There is a rule that keeping a safe distance between you and other vehicles when driving, while not allowing yourself to be distracted, can save your life.
Today, car makers have offered more technological gadgetry to keep drivers off their phones, but those efforts have often been thwarted as drivers have been frustrated in getting it all to work properly. That makes them even more distracted.
Car fatalities in the first half of 2016 rose 10.4% to 17,775 according to the National Highway Traffic Safety Administration.

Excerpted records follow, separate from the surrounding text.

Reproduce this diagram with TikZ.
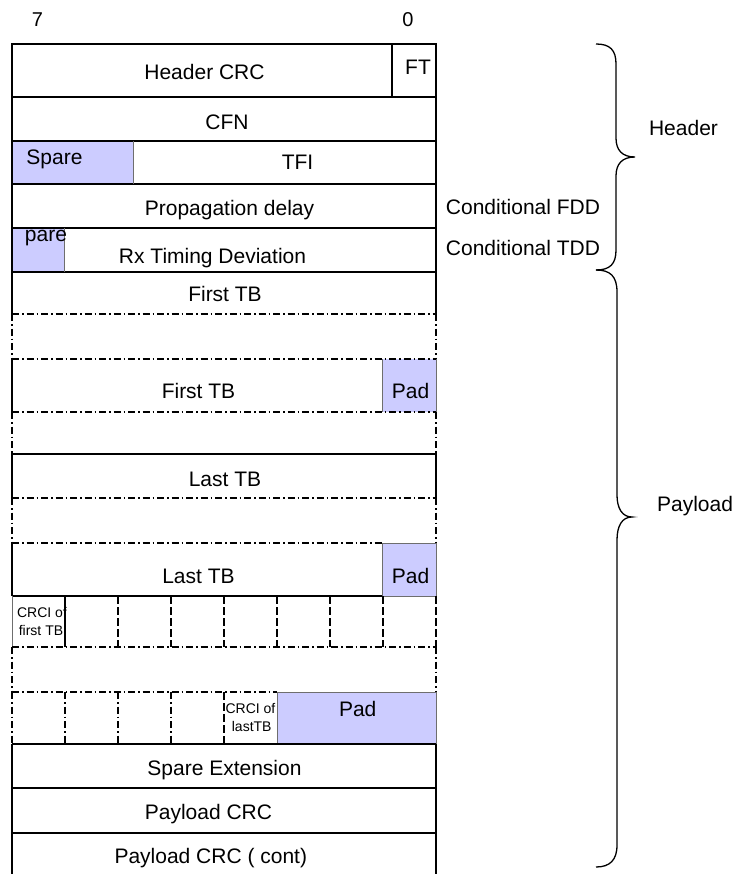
\documentclass[tikz,border=0pt]{standalone}
\usepackage{fontspec}
\setmainfont{Liberation Sans}
\definecolor{padfill}{RGB}{204,204,255}
\definecolor{thingray}{RGB}{110,110,110}
\begin{document}
\begin{tikzpicture}[x=1pt,y=-1pt,
  solidl/.style={line width=1.5pt, black},
  dashdotl/.style={line width=1.5pt, black, dash pattern=on 7pt off 3pt on 1.5pt off 3pt},
  dashedl/.style={line width=1.1pt, black, dash pattern=on 8pt off 3pt},
  thinl/.style={line width=0.9pt, thingray},
  padbox/.style={fill=padfill},
  txt/.style={inner sep=0pt, anchor=base, font=\fontsize{21}{24}\selectfont},
  smalltxt/.style={inner sep=0pt, anchor=base, font=\fontsize{14}{16}\selectfont},
  bitnum/.style={inner sep=0pt, anchor=base, font=\fontsize{20}{22}\selectfont},
  bracel/.style={line width=1.3pt, black}]
\useasboundingbox (0,0) rectangle (735,874);
\begin{scope}
\clip (0,0) rectangle (735,874);
% fills
\fill[padbox] (12,141) rectangle (133,184);
\fill[padbox] (12,228) rectangle (64,272);
\fill[padbox] (382,359) rectangle (436,412);
\fill[padbox] (382,543) rectangle (436,596);
\fill[padbox] (277,692) rectangle (436,744);
% header block
\draw[solidl] (12,314) -- (12,44) -- (436,44) -- (436,314);
\foreach \yy in {97,141,184,228,272} \draw[solidl] (12,\yy) -- (436,\yy);
\draw[line width=1.1pt] (392,44) -- (392,97);
\draw[thinl] (133,141) -- (133,184);
\draw[thinl] (64,228) -- (64,272);
% first TB area
\draw[dashdotl] (12,314) -- (436,314);
\draw[dashdotl] (12,314) -- (12,359);
\draw[dashdotl] (436,314) -- (436,359);
\draw[dashdotl] (12,359) -- (436,359);
\draw[solidl] (12,359) -- (12,412);
\draw[thinl] (382,359) -- (382,412);
\draw[thinl] (436,359) -- (436,412);
\draw[dashdotl] (12,412) -- (436,412);
\draw[dashdotl] (12,412) -- (12,454);
\draw[dashdotl] (436,412) -- (436,454);
% last TB area
\draw[solidl] (12,498) -- (12,454) -- (436,454) -- (436,498);
\draw[dashdotl] (12,498) -- (436,498);
\draw[dashdotl] (12,498) -- (12,543);
\draw[dashdotl] (436,498) -- (436,543);
\draw[dashdotl] (12,543) -- (382,543);
\draw[thinl] (382,543) -- (436,543);
\draw[solidl] (12,543) -- (12,596);
\draw[thinl] (382,543) -- (382,596);
\draw[thinl] (436,543) -- (436,596);
\draw[solidl] (12,596) -- (382,596);
\draw[thinl] (382,596) -- (436,596);
% CRCI rows
\draw[thinl] (12,596) -- (12,647);
\draw[line width=1.1pt] (65,596) -- (65,647);
\foreach \xx in {118,171,224,277,330,383} \draw[dashedl] (\xx,596) -- (\xx,647);
\draw[dashedl] (436,596) -- (436,647);
\draw[dashdotl] (12,647) -- (436,647);
\draw[dashdotl] (12,647) -- (12,692);
\draw[dashdotl] (436,647) -- (436,692);
\draw[dashdotl] (12,692) -- (277,692);
\draw[thinl] (277,692) -- (436,692);
\draw[dashdotl] (12,692) -- (12,744);
\foreach \xx in {65,118,171} \draw[dashdotl] (\xx,692) -- (\xx,744);
\draw[dashedl] (224,692) -- (224,744);
\draw[thinl] (277,692) -- (277,744);
\draw[thinl] (436,692) -- (436,744);
% trailer
\draw[solidl] (12,744) -- (436,744);
\draw[solidl] (12,744) -- (12,880);
\draw[solidl] (436,744) -- (436,880);
\draw[solidl] (12,788) -- (436,788);
\draw[solidl] (12,833) -- (436,833);
% braces
\draw[bracel] (596,44) .. controls (610,44) and (616,50) .. (616,64) -- (616,138)
  .. controls (616,150) and (622,157) .. (635,157)
  .. controls (622,157) and (616,164) .. (616,176) -- (616,250)
  .. controls (616,264) and (610,270) .. (596,270);
\draw[bracel] (596,270) .. controls (610,270) and (617,276) .. (617,292) -- (617,495)
  .. controls (617,508) and (622,517) .. (632,517)
  .. controls (622,517) and (617,526) .. (617,540) -- (617,845)
  .. controls (617,860) and (610,867) .. (596,867);
\end{scope}
% texts
\node[bitnum] (b7) at (37.5,27) {7};
\node[bitnum] (b0) at (408,27) {0};
\node[txt] (hcrc) at (204.5,79.3) {Header CRC};
\node[txt] (ft) at (418,75) {FT};
\node[txt] (cfn) at (227,130) {CFN};
\node[txt] (spare) at (54.5,165) {Spare};
\node[txt] (tfi) at (297.5,170) {TFI};
\node[txt] (pdelay) at (229.5,216) {Propagation delay};
\node[txt] (pare) at (46,242) {pare};
\node[txt] (rxtd) at (212.5,264) {Rx Timing Deviation};
\node[txt] (ftb1) at (225,301.7) {First TB};
\node[txt] (ftb2) at (198.5,398.3) {First TB};
\node[txt] (pad1) at (410.5,398.3) {Pad};
\node[txt] (ltb1) at (225,486.7) {Last TB};
\node[txt] (ltb2) at (198.5,583.3) {Last TB};
\node[txt] (pad2) at (410.5,583.3) {Pad};
\node[smalltxt] (crcif1) at (42,617) {CRCI of};
\node[smalltxt] (crcif2) at (41,635.7) {first TB};
\node[smalltxt] (crcil1) at (250.5,713.3) {CRCI of};
\node[smalltxt] (crcil2) at (251.7,731.7) {lastTB};
\node[txt] (pad3) at (357.7,716.7) {Pad};
\node[txt] (spext) at (224.5,775) {Spare Extension};
\node[txt] (pcrc) at (208.5,819.3) {Payload CRC};
\node[txt] (pcrc2) at (210.8,863.3) {Payload CRC ( cont)};
\node[txt] (hdr) at (683.5,136) {Header};
\node[txt] (cfdd) at (523,215) {Conditional FDD};
\node[txt] (ctdd) at (523,255) {Conditional TDD};
\node[txt] (pld) at (695,511.7) {Payload};
\end{tikzpicture}
\end{document}
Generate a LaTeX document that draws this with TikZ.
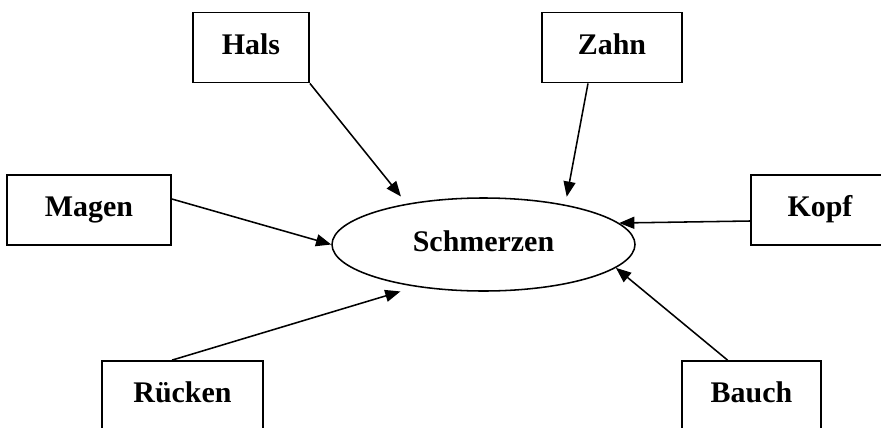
\documentclass[tikz,border=0pt]{standalone}
\usepackage{fontspec}
\setmainfont{Liberation Serif}
\usetikzlibrary{positioning,arrows.meta,shapes.geometric}

\begin{document}
\begin{tikzpicture}[
        wort/.style={font=\fontsize{21.3}{25}\selectfont\bfseries,text height=0.525cm,text depth=0.19cm,inner sep=0pt},
        box/.style={wort,draw,line width=1.3pt,minimum height=1.75cm},
        pfeil/.style={line width=1.1pt,-{Triangle[length=0.38cm,width=0.3cm]}}
    ]
        \useasboundingbox (0,0) rectangle (22.025,-10.675);
        \node[wort,draw,ellipse,line width=1.1pt,minimum width=7.575cm,minimum height=2.325cm] (schmerzen) at (12.0875,-6.1125) {Schmerzen};
        \node[box,minimum width=2.9cm] (hals) at (6.275,-1.1875) {Hals};
        \node[box,minimum width=3.5cm] (zahn) at (15.3,-1.1875) {Zahn};
        \node[box,minimum width=4.1cm] (magen) at (2.225,-5.25) {Magen};
        \node[box,minimum width=3.45cm] (kopf) at (20.5,-5.25) {Kopf};
        \node[box,minimum width=4.025cm] (ruecken) at (4.5625,-9.9) {Rücken};
        \node[box,minimum width=3.475cm] (bauch) at (18.7875,-9.9) {Bauch};
        % Pfeile zur Mitte
        \draw[pfeil,shorten >=0.23cm] (hals.south east) -- (schmerzen.152);
        \draw[pfeil,shorten >=0.2cm] ([xshift=-0.6cm]zahn.south) -- (schmerzen.26);
        \draw[pfeil] ([yshift=0.275cm]magen.east) -- (schmerzen.west);
        \draw[pfeil] ([yshift=-0.275cm]kopf.west) -- (schmerzen.9);
        \draw[pfeil] ([xshift=-0.6cm]bauch.north) -- (schmerzen.-10);
        \draw[pfeil,shorten >=0.4cm] ([xshift=-0.26cm]ruecken.north) -- (schmerzen.212);
    \end{tikzpicture}
\end{document}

That is a steep increase following an already surprising uptick in fatalities last year.
A recent study by State Farm Mutual Automobile Insurance Co. of 1,000 drivers a year shows that 55% of drivers reported talking on a hand-held cellphone, 33% reported sending a text message and 26% surfed the internet on their phones.
Drivers ages 18 to 29 reported those behaviors at a considerably higher rate: 64% reported talking on a hand-held phone; 58% reported sending a text and 48% browsed the internet while driving.
The problem is that hands-free devices don't eliminate cognitive distraction.
One of the pitfalls to voice-activated technology in cars is how error-prone it is: a cognitive distraction scale of 1 (simple driving) to 5 (driving while doing an impossibly complex mental task, such as balancing a checkbook). Results showed that listening to the radio (1.21) or an audio book (1.75) showed a small increase in cognitive distraction. Drivers that used speech-to-text technology (3.06 and up) had the largest cognitive distraction rating.
Today, there is so much information in the vehicle that it is very easy to become distracted while driving.